__Task brief__
The line holding "ax.spines[s].set_linewidth(0.9)" is the last one to output; start at the first line of the data, keep every line in between exactly, and leave out pictures.

__Given information__
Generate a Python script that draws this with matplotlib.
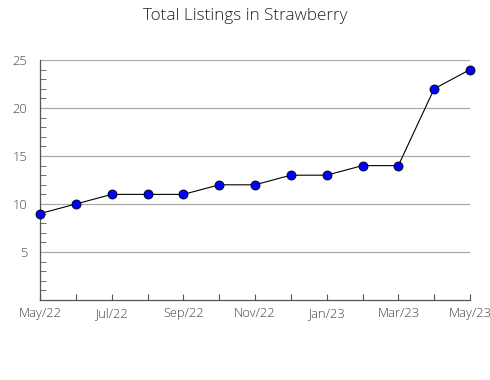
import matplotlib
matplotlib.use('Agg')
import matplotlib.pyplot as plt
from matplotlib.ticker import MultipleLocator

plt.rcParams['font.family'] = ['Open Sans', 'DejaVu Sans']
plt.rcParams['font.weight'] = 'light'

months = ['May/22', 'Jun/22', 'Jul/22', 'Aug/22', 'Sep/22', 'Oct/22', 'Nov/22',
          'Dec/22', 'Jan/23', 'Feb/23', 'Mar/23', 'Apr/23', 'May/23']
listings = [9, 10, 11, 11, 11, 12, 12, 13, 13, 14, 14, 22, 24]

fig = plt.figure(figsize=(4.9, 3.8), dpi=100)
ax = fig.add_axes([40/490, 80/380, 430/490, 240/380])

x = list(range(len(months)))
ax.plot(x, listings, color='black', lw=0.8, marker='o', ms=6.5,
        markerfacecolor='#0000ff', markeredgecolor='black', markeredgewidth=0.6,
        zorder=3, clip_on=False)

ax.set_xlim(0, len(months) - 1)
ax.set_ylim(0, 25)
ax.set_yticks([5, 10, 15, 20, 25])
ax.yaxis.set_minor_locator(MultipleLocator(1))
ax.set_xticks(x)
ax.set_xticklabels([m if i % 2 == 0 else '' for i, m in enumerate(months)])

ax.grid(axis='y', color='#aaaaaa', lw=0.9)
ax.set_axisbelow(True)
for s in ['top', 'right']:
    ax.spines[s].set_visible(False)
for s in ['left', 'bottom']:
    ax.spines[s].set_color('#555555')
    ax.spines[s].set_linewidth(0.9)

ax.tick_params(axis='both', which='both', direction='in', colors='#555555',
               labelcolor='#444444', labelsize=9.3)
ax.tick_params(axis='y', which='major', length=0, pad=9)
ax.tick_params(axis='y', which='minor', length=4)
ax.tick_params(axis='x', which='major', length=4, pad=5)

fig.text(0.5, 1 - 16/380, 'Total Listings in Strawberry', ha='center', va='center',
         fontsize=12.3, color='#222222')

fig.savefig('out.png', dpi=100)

__Exercise result__
Generate a Python script that draws this with matplotlib.
import matplotlib
matplotlib.use('Agg')
import matplotlib.pyplot as plt
from matplotlib.ticker import MultipleLocator

plt.rcParams['font.family'] = ['Open Sans', 'DejaVu Sans']
plt.rcParams['font.weight'] = 'light'

months = ['May/22', 'Jun/22', 'Jul/22', 'Aug/22', 'Sep/22', 'Oct/22', 'Nov/22',
          'Dec/22', 'Jan/23', 'Feb/23', 'Mar/23', 'Apr/23', 'May/23']
listings = [9, 10, 11, 11, 11, 12, 12, 13, 13, 14, 14, 22, 24]

fig = plt.figure(figsize=(4.9, 3.8), dpi=100)
ax = fig.add_axes([40/490, 80/380, 430/490, 240/380])

x = list(range(len(months)))
ax.plot(x, listings, color='black', lw=0.8, marker='o', ms=6.5,
        markerfacecolor='#0000ff', markeredgecolor='black', markeredgewidth=0.6,
        zorder=3, clip_on=False)

ax.set_xlim(0, len(months) - 1)
ax.set_ylim(0, 25)
ax.set_yticks([5, 10, 15, 20, 25])
ax.yaxis.set_minor_locator(MultipleLocator(1))
ax.set_xticks(x)
ax.set_xticklabels([m if i % 2 == 0 else '' for i, m in enumerate(months)])

ax.grid(axis='y', color='#aaaaaa', lw=0.9)
ax.set_axisbelow(True)
for s in ['top', 'right']:
    ax.spines[s].set_visible(False)
for s in ['left', 'bottom']:
    ax.spines[s].set_color('#555555')
    ax.spines[s].set_linewidth(0.9)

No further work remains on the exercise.